Ainsi c’est Clément Garnier qui sort de sa réserve en lui adressant une formule toute faite, bien propre, laconique et cinglante. Peut-être vient-il de la remercier d’être venue l’écouter ? Aucune idée, ça bourdonne dans sa tête et le décor tangue.
L’écrivain se rapproche d’elle, il pose sa main sur son bras, il l’embrasse sur la joue, geste plus compatissant qu’amical, avant de partir rejoindre l’organisatrice radieuse qui l’emporte avec elle.
C’est fini.
Il n’y a rien d’autre.
Car il n’y a rien d’autre entre lui et elle.
Sinon un vaste monde imaginaire dans lequel Ève sait qu’elle est la femme qu’il recherche sans que lui-même ne l’ait encore compris.
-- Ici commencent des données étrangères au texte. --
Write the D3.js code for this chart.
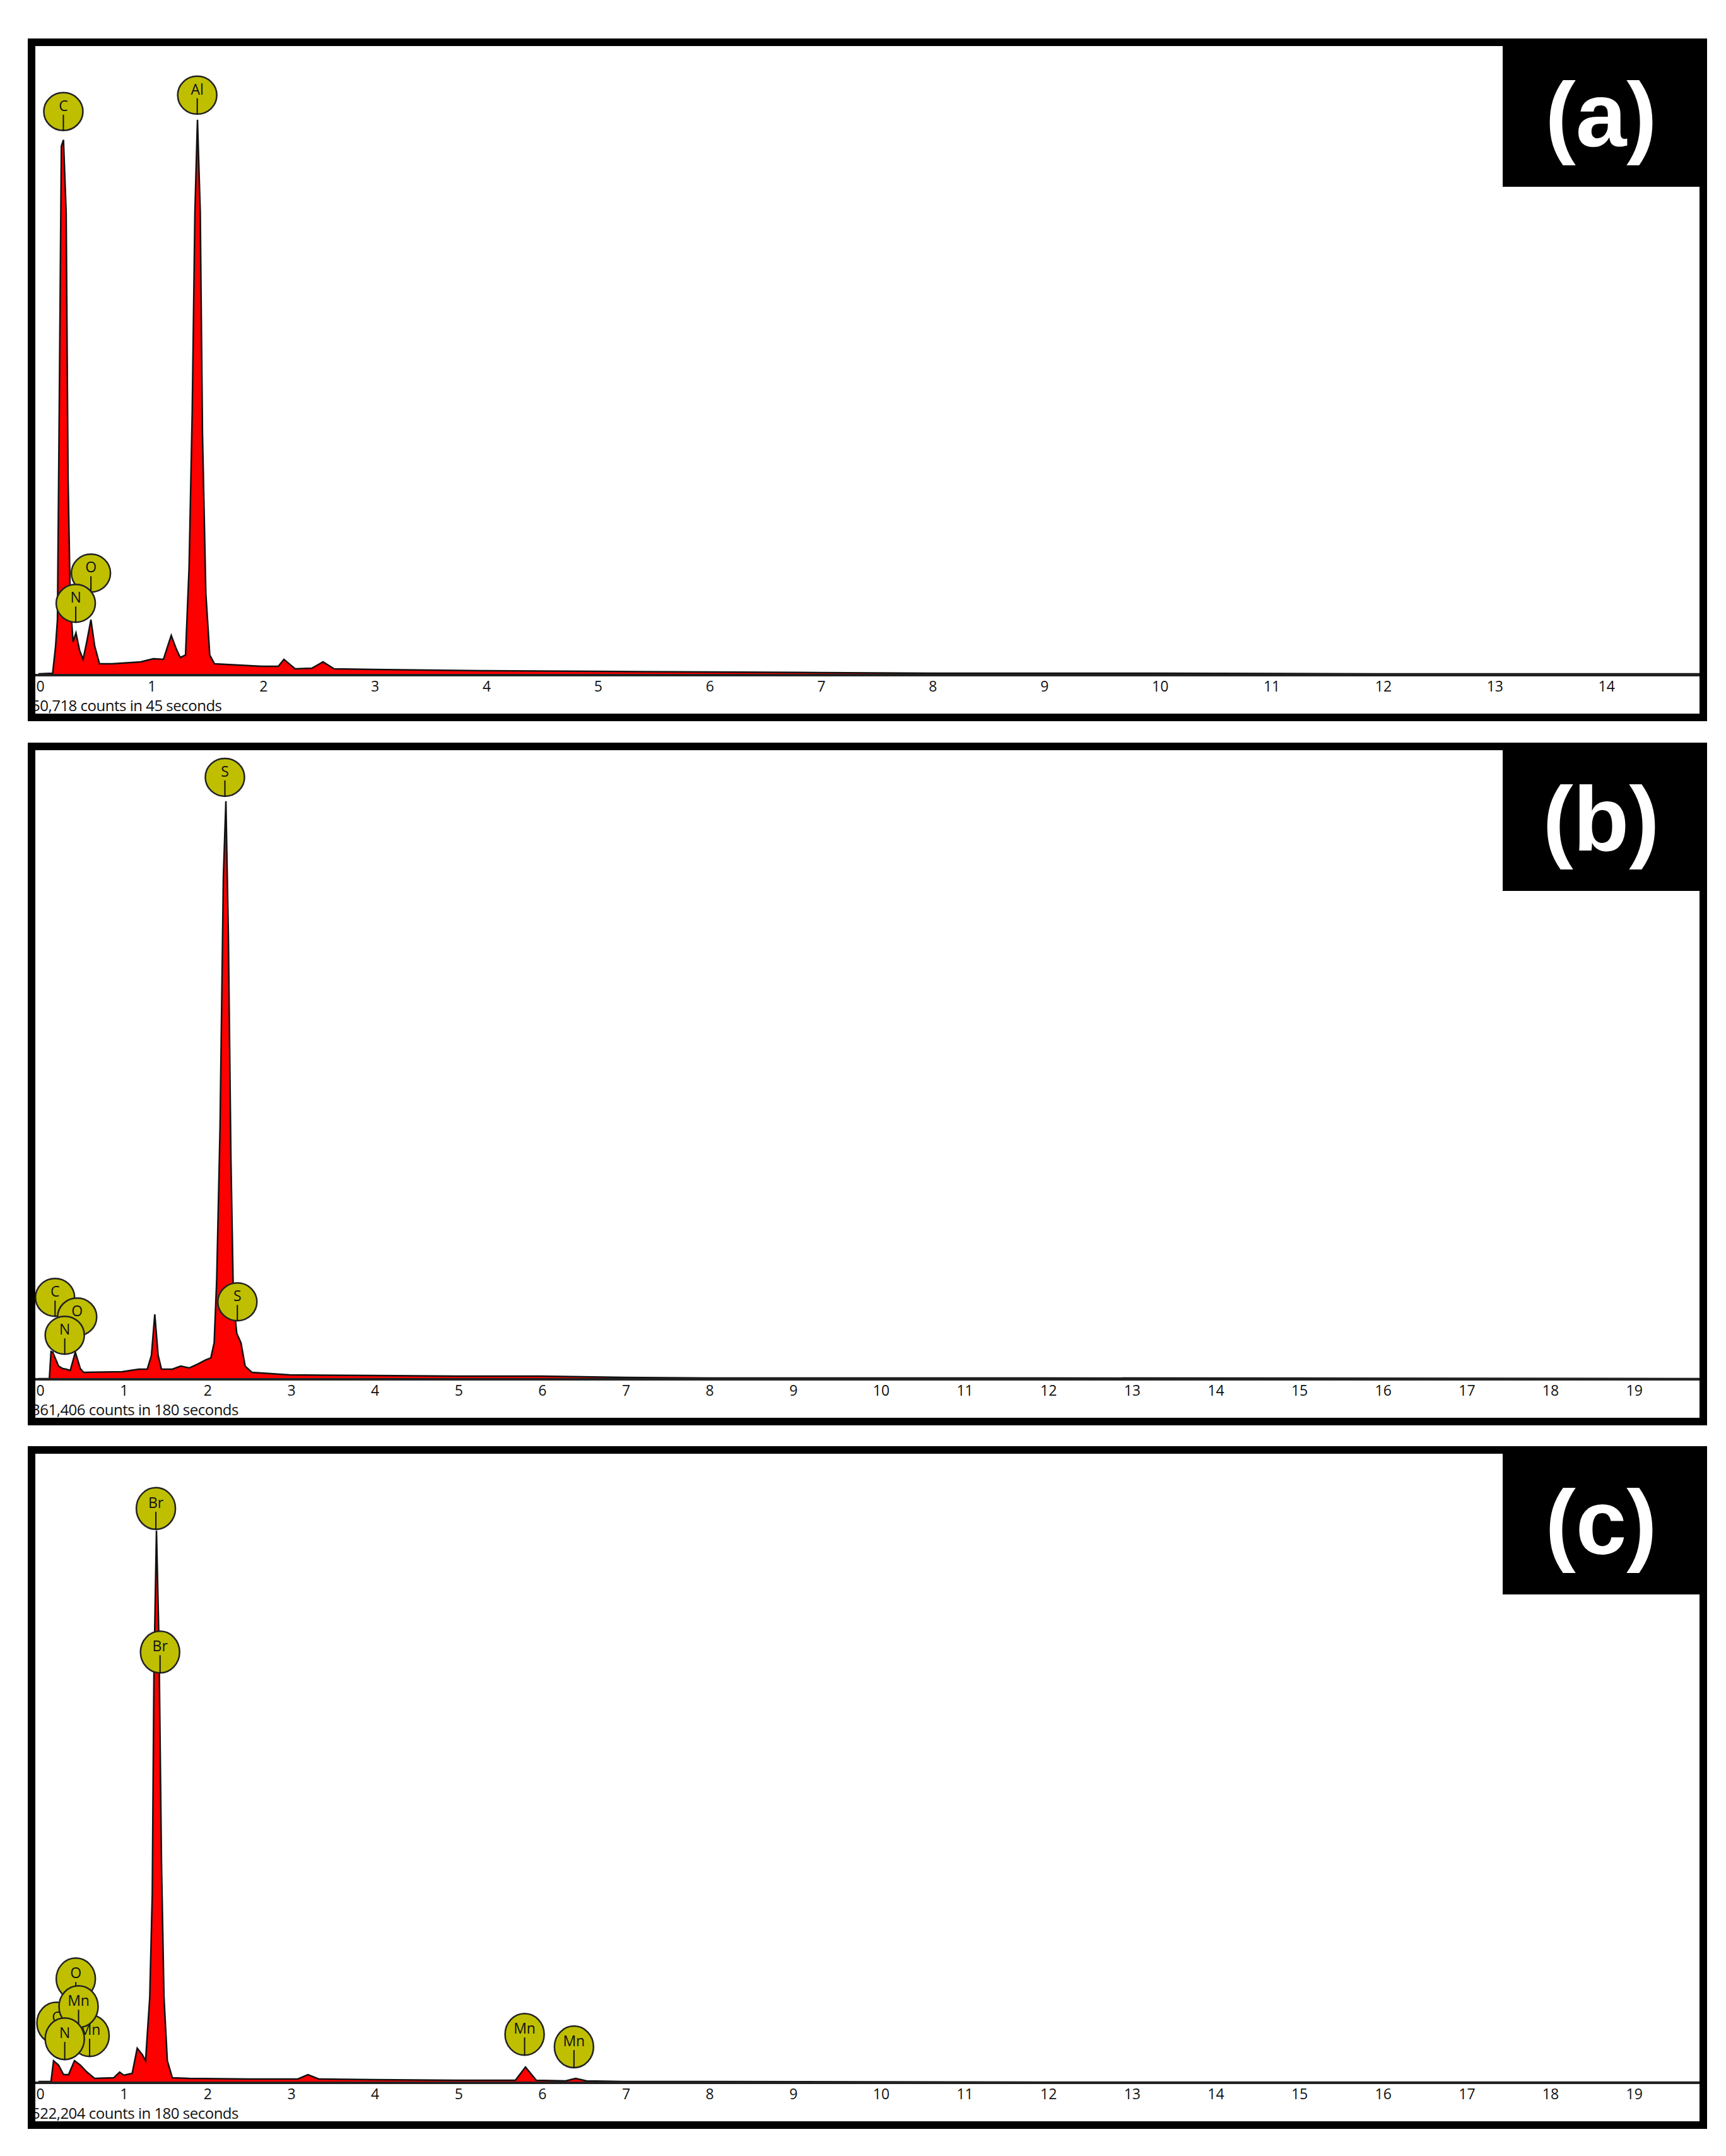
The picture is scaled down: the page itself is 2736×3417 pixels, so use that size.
<!DOCTYPE html>
<html><head><meta charset="utf-8">
<script src="https://cdn.jsdelivr.net/npm/d3@7"></script>
<style>html,body{margin:0;padding:0;background:#fff}</style>
</head><body>
<script>
// ---- Data (keV, relative counts) ----
const energyA = [0,0.127,0.153,0.17,0.186,0.205,0.224,0.248,0.265,0.285,0.31,0.336,0.369,0.4,0.433,0.47,0.504,0.547,0.66,0.916,1.03,1.12,1.158,1.19,1.234,1.27,1.318,1.35,1.378,1.402,1.425,1.45,1.47,1.5,1.535,1.578,2.0,2.15,2.2,2.3,2.45,2.55,2.65,3,4,5,6,7,8,10,12,14.9];
const countsA = [2,3,45,88,418,840,850,735,313,116,53,67,39,25,53,88,46,18,18,21,26,25,46,63,42,28,32,172,418,735,882,735,383,130,32,18,14,14,25,10,11,21,10,9,7,6,5,4,3,3,2,2];
const energyB = [0,0.13,0.15,0.17,0.24,0.29,0.33,0.38,0.44,0.5,0.54,1.0,1.2,1.3,1.35,1.39,1.43,1.47,1.6,1.7,1.8,1.9,2.0,2.06,2.1,2.13,2.17,2.21,2.24,2.27,2.3,2.33,2.37,2.42,2.47,2.55,3,4,5,6,7,8,12,19.9];
const countsB = [1,1,44,43,21,17,16,14,43,17,11,12,16,16,38,103,38,16,16,21,18,24,31,34,58,158,400,800,918,700,350,125,73,58,21,11,7,6,5,5,3,2,2,1];
const energyC = [0,0.15,0.18,0.24,0.3,0.36,0.43,0.5,0.58,0.67,0.9,0.97,1.02,1.12,1.18,1.24,1.28,1.33,1.36,1.38,1.41,1.44,1.47,1.5,1.54,1.6,1.8,2.5,3.1,3.22,3.35,4,5,5.7,5.82,5.95,6.3,6.42,6.55,7,8,12,19.9];
const countsC = [2,2,35,28,13,13,35,28,17,7,8,17,12,15,55,45,35,136,300,650,877,700,350,136,35,8,7,6,6,13,6,5,4,4,25,4,3,7,3,2,2,1,1];
const ticksA = d3.range(0,15);
const ticksBC = d3.range(0,20);
const labelsA = [["C",0.223,895],["Al",1.423,921],["O",0.47,162],["N",0.334,114]];
const labelsB = [["S",2.228,956],["S",2.377,123],["C",0.198,130],["O",0.462,99],["N",0.314,70]];
const labelsC = [["Br",1.403,912],["Br",1.453,684],["C",0.215,95],["Mn",0.611,75],["O",0.446,165],["Mn",0.479,121],["N",0.314,70],["Mn",5.81,77],["Mn",6.40,57]];
const panelTags = ["(a)","(b)","(c)"];
const countTexts = ["50,718 counts in 45 seconds","361,406 counts in 180 seconds","522,204 counts in 180 seconds"];

// ---- Drawing ----
const W=2736,H=3417;
const svg=d3.select("body").append("svg").attr("width",W).attr("height",H);
svg.append("rect").attr("width",W).attr("height",H).attr("fill","#fff");

const panels=[
 {E:energyA,C:countsA,L:labelsA,ticks:ticksA,xmax:14,xpix:2537,ry:30},
 {E:energyB,C:countsB,L:labelsB,ticks:ticksBC,xmax:19,xpix:2581,ry:30},
 {E:energyC,C:countsC,L:labelsC,ticks:ticksBC,xmax:19,xpix:2581,ry:33}
];
const offsets=[0,1116,2231];

panels.forEach((p,i)=>{
  const g=svg.append("g").attr("transform",`translate(0,${offsets[i]})`);
  const x=d3.scaleLinear().domain([0,p.xmax]).range([61,p.xpix]);
  const y=d3.scaleLinear().domain([0,1000]).range([1070,72]);
  const cid="clip"+i;
  g.append("clipPath").attr("id",cid).append("rect").attr("x",55).attr("y",72).attr("width",2640).attr("height",998);
  const data=p.E.map((e,k)=>[e,p.C[k]]);
  const area=d3.area().x(d=>x(d[0])).y0(y(0)).y1(d=>y(d[1]));
  const line=d3.line().x(d=>x(d[0])).y(d=>y(d[1]));
  const pg=g.append("g").attr("clip-path",`url(#${cid})`);
  pg.append("path").datum(data).attr("d",area).attr("fill","#ff0000");
  pg.append("path").datum(data).attr("d",line).attr("fill","none").attr("stroke","#111").attr("stroke-width",2.5);
  const ax=g.append("g").attr("transform","translate(0,1070)")
    .call(d3.axisBottom(x).tickValues(p.ticks).tickSize(0).tickPadding(10).tickFormat(d3.format("d")));
  ax.select(".domain").remove();
  ax.selectAll("text").attr("font-family","Open Sans, sans-serif").attr("font-size",23).attr("fill","#111")
    .attr("text-anchor","start").attr("dx",-4);
  g.append("line").attr("x1",55).attr("x2",2695).attr("y1",1070).attr("y2",1070).attr("stroke","#222").attr("stroke-width",4);
  g.append("text").attr("x",50).attr("y",1127).text(countTexts[i])
    .attr("font-family","Open Sans, sans-serif").attr("font-size",24).attr("fill","#111").attr("letter-spacing",-0.5);
  p.L.forEach(([t,e,c])=>{
    const cx=x(e),cy=y(c);
    const lg=g.append("g");
    lg.append("ellipse").attr("cx",cx).attr("cy",cy).attr("rx",31).attr("ry",p.ry)
      .attr("fill","#bfbf00").attr("stroke","#222").attr("stroke-width",2.5);
    lg.append("text").attr("x",cx).attr("y",cy-1).text(t).attr("text-anchor","middle")
      .attr("font-family","Open Sans, sans-serif").attr("font-size",23).attr("fill","#111");
    lg.append("line").attr("x1",cx).attr("x2",cx).attr("y1",cy+5).attr("y2",cy+p.ry).attr("stroke","#111").attr("stroke-width",2);
  });
  g.append("rect").attr("x",2382).attr("y",72).attr("width",313).attr("height",224).attr("fill","#000");
  g.append("text").attr("x",2538).attr("y",232).text(panelTags[i]).attr("text-anchor","middle")
    .attr("font-family","Liberation Sans, Arial, sans-serif").attr("font-weight","bold").attr("font-size",145).attr("fill","#fff");
  g.append("rect").attr("x",50).attr("y",67).attr("width",2650).attr("height",1070)
    .attr("fill","none").attr("stroke","#000").attr("stroke-width",12);
});
</script>
</body></html>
Ce coup bas la transperce.
Se frayant un chemin dans le chaos, un hurlement ronge avec rage le cerveau d’Ève dont le regard est devenu aussi noir que les ténèbres doivent l’être. Hors de question que ça s’arrête là ! Et il va être dans l’intérêt vital de Clément de l’admettre. C’est tout de même de sa vie qu’il s’agit ! Personne ne peut prétendre échapper à son destin, personne, et le leur, en l’occurrence, il se trouve que c’est lui qui le leur a écrit noir sur blanc ! Les passages qui le prouvent sont signés de son sang !
Alors il ne voudrait pas essayer d’entailler sa parole, n’est-ce pas ?
Flippante ta nouvelle, Valérie. Et ton personnage encore plus. Il y a des tranquillisants qui se perdent ^^
Tu as le don pour scruter les fantasmes. On dirait une autopsie, celle d’un esprit obsessionnel. Bises.
Auto-psy tu dis?
Tu sais que j’adore tes écrits Patrick…
Entends-tu toi aussi cette musique stridente signée Bernard Hermann dans ta tête?
Nan, je déconne, suis une gentille moi… D’ailleurs, si je quitte le personnage d’Eve au moment où ses pensées deviennent venimeuses, c’est bien signe que mes intentions d’écriture n’étaient pas dirigées vers un Misery 2. Le cheminement d’Eve, en effet, m’importait plus que la chute ici.